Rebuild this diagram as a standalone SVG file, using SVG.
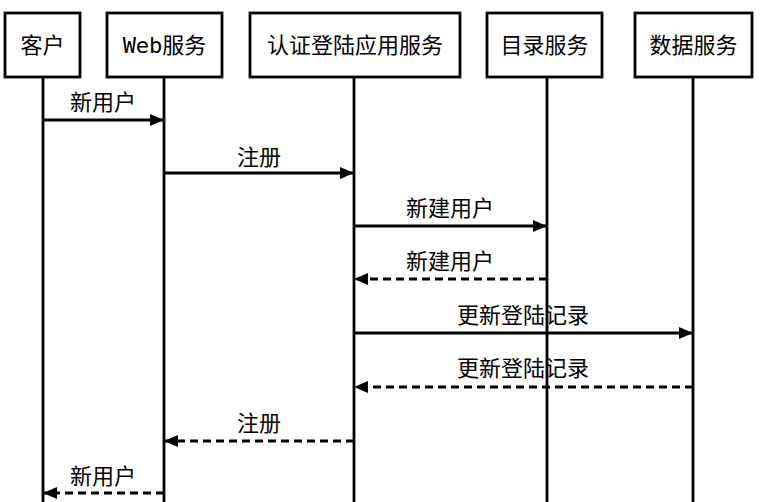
<svg xmlns="http://www.w3.org/2000/svg" width="761" height="502" viewBox="0 0 761 502">
<style>
.box{fill:#fff;stroke:#000;stroke-width:2.8}
.life{stroke:#000;stroke-width:2.8}
.msg{stroke:#000;stroke-width:2.8;fill:none}
.dash{stroke-dasharray:8 5}
.t{font-family:"Noto Sans CJK SC","DejaVu Sans",sans-serif;font-size:22px;fill:#000;text-anchor:middle}
.m{font-family:"DejaVu Sans Mono","Noto Sans CJK SC",monospace}
</style>
<defs>
<marker id="ah" viewBox="0 0 14 12" refX="14" refY="6" markerWidth="14" markerHeight="12" markerUnits="userSpaceOnUse" orient="auto">
<path d="M0,0 L14,6 L0,12 Z" fill="#000"/>
</marker>
</defs>
<rect width="761" height="502" fill="#fff"/>
<g id="lifelines">
<line class="life" x1="43" y1="77" x2="43" y2="502"/>
<line class="life" x1="164" y1="77" x2="164" y2="502"/>
<line class="life" x1="354" y1="77" x2="354" y2="502"/>
<line class="life" x1="547" y1="77" x2="547" y2="502"/>
<line class="life" x1="693" y1="77" x2="693" y2="502"/>
</g>
<g id="n-client"><rect class="box" x="5" y="13" width="75" height="64"/><text class="t" x="42.5" y="53">客户</text></g>
<g id="n-web"><rect class="box" x="107" y="13" width="115" height="64"/><text class="t m" x="164.5" y="53">Web服务</text></g>
<g id="n-auth"><rect class="box" x="250" y="13" width="210" height="64"/><text class="t" x="355" y="53">认证登陆应用服务</text></g>
<g id="n-dir"><rect class="box" x="487" y="13" width="115" height="64"/><text class="t" x="544.5" y="53">目录服务</text></g>
<g id="n-data"><rect class="box" x="635" y="13" width="117" height="64"/><text class="t" x="693.5" y="53">数据服务</text></g>
<g id="connectors">
<line class="msg" x1="43" y1="120" x2="164" y2="120" marker-end="url(#ah)"/>
<text class="t" x="103" y="110">新用户</text>
<line class="msg" x1="164" y1="173" x2="354" y2="173" marker-end="url(#ah)"/>
<text class="t" x="259" y="165">注册</text>
<line class="msg" x1="354" y1="226" x2="547" y2="226" marker-end="url(#ah)"/>
<text class="t" x="450" y="216">新建用户</text>
<line class="msg dash" x1="547" y1="279" x2="354" y2="279" marker-end="url(#ah)"/>
<text class="t" x="450" y="269">新建用户</text>
<line class="msg" x1="354" y1="333" x2="693" y2="333" marker-end="url(#ah)"/>
<text class="t" x="523" y="323">更新登陆记录</text>
<line class="msg dash" x1="693" y1="387" x2="354" y2="387" marker-end="url(#ah)"/>
<text class="t" x="523" y="376">更新登陆记录</text>
<line class="msg dash" x1="354" y1="441" x2="164" y2="441" marker-end="url(#ah)"/>
<text class="t" x="259" y="431">注册</text>
<line class="msg dash" x1="164" y1="493" x2="43" y2="493" marker-end="url(#ah)"/>
<text class="t" x="103" y="484">新用户</text>
</g>
</svg>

• [Problem description]: Transcribe all of the material exactly, leaving out whatever pictures it contains.

• [Complete answer]:
Rebuild this diagram as a standalone SVG file, using SVG.
<svg xmlns="http://www.w3.org/2000/svg" width="761" height="502" viewBox="0 0 761 502">
<style>
.box{fill:#fff;stroke:#000;stroke-width:2.8}
.life{stroke:#000;stroke-width:2.8}
.msg{stroke:#000;stroke-width:2.8;fill:none}
.dash{stroke-dasharray:8 5}
.t{font-family:"Noto Sans CJK SC","DejaVu Sans",sans-serif;font-size:22px;fill:#000;text-anchor:middle}
.m{font-family:"DejaVu Sans Mono","Noto Sans CJK SC",monospace}
</style>
<defs>
<marker id="ah" viewBox="0 0 14 12" refX="14" refY="6" markerWidth="14" markerHeight="12" markerUnits="userSpaceOnUse" orient="auto">
<path d="M0,0 L14,6 L0,12 Z" fill="#000"/>
</marker>
</defs>
<rect width="761" height="502" fill="#fff"/>
<g id="lifelines">
<line class="life" x1="43" y1="77" x2="43" y2="502"/>
<line class="life" x1="164" y1="77" x2="164" y2="502"/>
<line class="life" x1="354" y1="77" x2="354" y2="502"/>
<line class="life" x1="547" y1="77" x2="547" y2="502"/>
<line class="life" x1="693" y1="77" x2="693" y2="502"/>
</g>
<g id="n-client"><rect class="box" x="5" y="13" width="75" height="64"/><text class="t" x="42.5" y="53">客户</text></g>
<g id="n-web"><rect class="box" x="107" y="13" width="115" height="64"/><text class="t m" x="164.5" y="53">Web服务</text></g>
<g id="n-auth"><rect class="box" x="250" y="13" width="210" height="64"/><text class="t" x="355" y="53">认证登陆应用服务</text></g>
<g id="n-dir"><rect class="box" x="487" y="13" width="115" height="64"/><text class="t" x="544.5" y="53">目录服务</text></g>
<g id="n-data"><rect class="box" x="635" y="13" width="117" height="64"/><text class="t" x="693.5" y="53">数据服务</text></g>
<g id="connectors">
<line class="msg" x1="43" y1="120" x2="164" y2="120" marker-end="url(#ah)"/>
<text class="t" x="103" y="110">新用户</text>
<line class="msg" x1="164" y1="173" x2="354" y2="173" marker-end="url(#ah)"/>
<text class="t" x="259" y="165">注册</text>
<line class="msg" x1="354" y1="226" x2="547" y2="226" marker-end="url(#ah)"/>
<text class="t" x="450" y="216">新建用户</text>
<line class="msg dash" x1="547" y1="279" x2="354" y2="279" marker-end="url(#ah)"/>
<text class="t" x="450" y="269">新建用户</text>
<line class="msg" x1="354" y1="333" x2="693" y2="333" marker-end="url(#ah)"/>
<text class="t" x="523" y="323">更新登陆记录</text>
<line class="msg dash" x1="693" y1="387" x2="354" y2="387" marker-end="url(#ah)"/>
<text class="t" x="523" y="376">更新登陆记录</text>
<line class="msg dash" x1="354" y1="441" x2="164" y2="441" marker-end="url(#ah)"/>
<text class="t" x="259" y="431">注册</text>
<line class="msg dash" x1="164" y1="493" x2="43" y2="493" marker-end="url(#ah)"/>
<text class="t" x="103" y="484">新用户</text>
</g>
</svg>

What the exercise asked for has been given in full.